I agree with Scotty - but then again, screwtop has been doing this for a fair while, so his method must have some practical merit to it after all.

If I were using that garden sprayer (I've done it his way with kegs) , I would be filling it with pbw solution and running the whole 5-6L through each line/tap - then rinsing with at least an equal volume of water. Emulating a burst rinse by occasionally turning the sprayer upside down and letting air push through the line - then back rightside up for rinse water again. Burst rinsing is more effective than continuous rinsing (how effectively this method emulates burst rinsing is a differnet story.. but it seems like a good idea??)

I mostly pull down all my lines and taps - soak in cleaner of the day - which has been nappisan, but has recently changed to pbw (which I think may work by magic) - rinse - sanitise. I will soon be changing to towers etc which are much harder to pull down - will need to clean in place, so I like this idea with the sprayer - I think I'm gonna make me one (btw - same sort of sprayer can be had at bunnings for about $8-10)

Thanks

TB


----------



## KHB (1/7/09)

Thirsty Boy said:


> I think I'm gonna make me one (btw - same sort of sprayer can be had at bunnings for about $8-10)
> 
> Thanks
> 
> TB




Yeah i know but its a fair drive to bunnings for me ATM!
Im gonna add a no rinse sanitizer to go through last from now on.

Cheers


----------



## ChookWA (10/11/10)

Hi KHB,

I know the threads a bit old now, but can you provide more detail on how to get the keg post attached to the hills pump spray. I grabbed a new hills 5 L pump spray and the out connection is a wide thread ~13mm and the keg post is a fine thread ~8-9mm. Do you have some sort of converter in between the two?


----------



## MarkBastard (10/11/10)

HoppyHooker said:


> Hi KHB,
> 
> I know the threads a bit old now, but can you provide more detail on how to get the keg post attached to the hills pump spray. I grabbed a new hills 5 L pump spray and the out connection is a wide thread ~13mm and the keg post is a fine thread ~8-9mm. Do you have some sort of converter in between the two?



Hello Hoppy,

If you just want to use this for line cleaning you don't need the post. The actual stiff grey plastic tube that goes between the nozzle and the handle that has the trigger on it is 8mm OD. So if you take that off you can attach standard 8mm beer line directly to the pressure sprayer.

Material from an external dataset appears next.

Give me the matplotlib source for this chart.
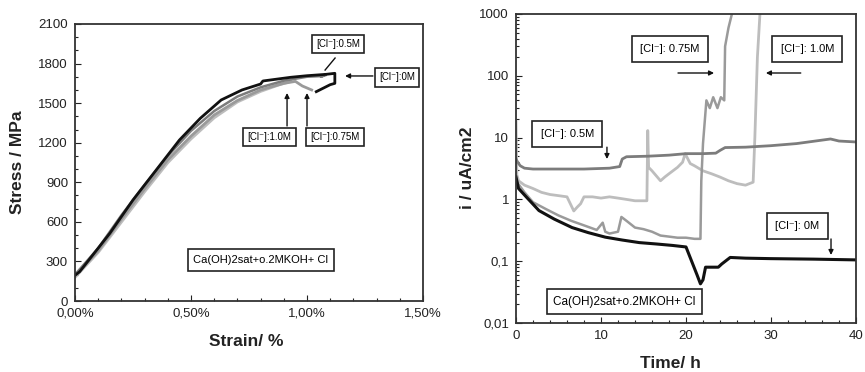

With that in mind, it's better to get a john guest adapter that allows you to easily connect 8mm line to 8mm line. Then you can use the pressure sprayer itself to push the cleaning solution through the lines. No need to waste co2.


----------



## ChookWA (10/11/10)

Mark^Bastard said:


> Hello Hoppy,
> 
> If you just want to use this for line cleaning you don't need the post. The actual stiff grey plastic tube that goes between the nozzle and the handle that has the trigger on it is 8mm OD. So if you take that off you can attach standard 8mm beer line directly to the pressure sprayer.
> 
> With that in mind, it's better to get a john guest adapter that allows you to easily connect 8mm line to 8mm line. Then you can use the pressure sprayer itself to push the cleaning solution through the lines. No need to waste co2.



Hi M^B,

What I was hoping for was to be able to just plug in the ball lock connection from the taps (that normally click onto the beer out post on the keg) onto the pressure sprayer and run through the taps that way. But I'll take the laptop out to the beer fridge and re-read your post to see if I can figure it out.

Thanks for the prompt reply.


----------



## ChookWA (10/11/10)

Worked it out. Thanks again M^B. Screwed the beer out cornie post fitting onto the spray wand thread and it works fine.

Now to mix up some warm PBW.

I've seen mention of Napisan to use as keg and beer line cleaner. Does this work and if so what quantity of Napisan to water?


----------



## thesunsettree (10/11/10)

HoppyHooker said:


> Worked it out. Thanks again M^B. Screwed the beer out cornie post fitting onto the spray wand thread and it works fine.
> 
> Now to mix up some warm PBW.
> 
> I've seen mention of Napisan to use as keg and beer line cleaner. Does this work and if so what quantity of Napisan to water?


Hi hoppy,

my usual dilution is 1 teaspoon to 2l of water, others prob different but that works for me.

Cheers
matt


----------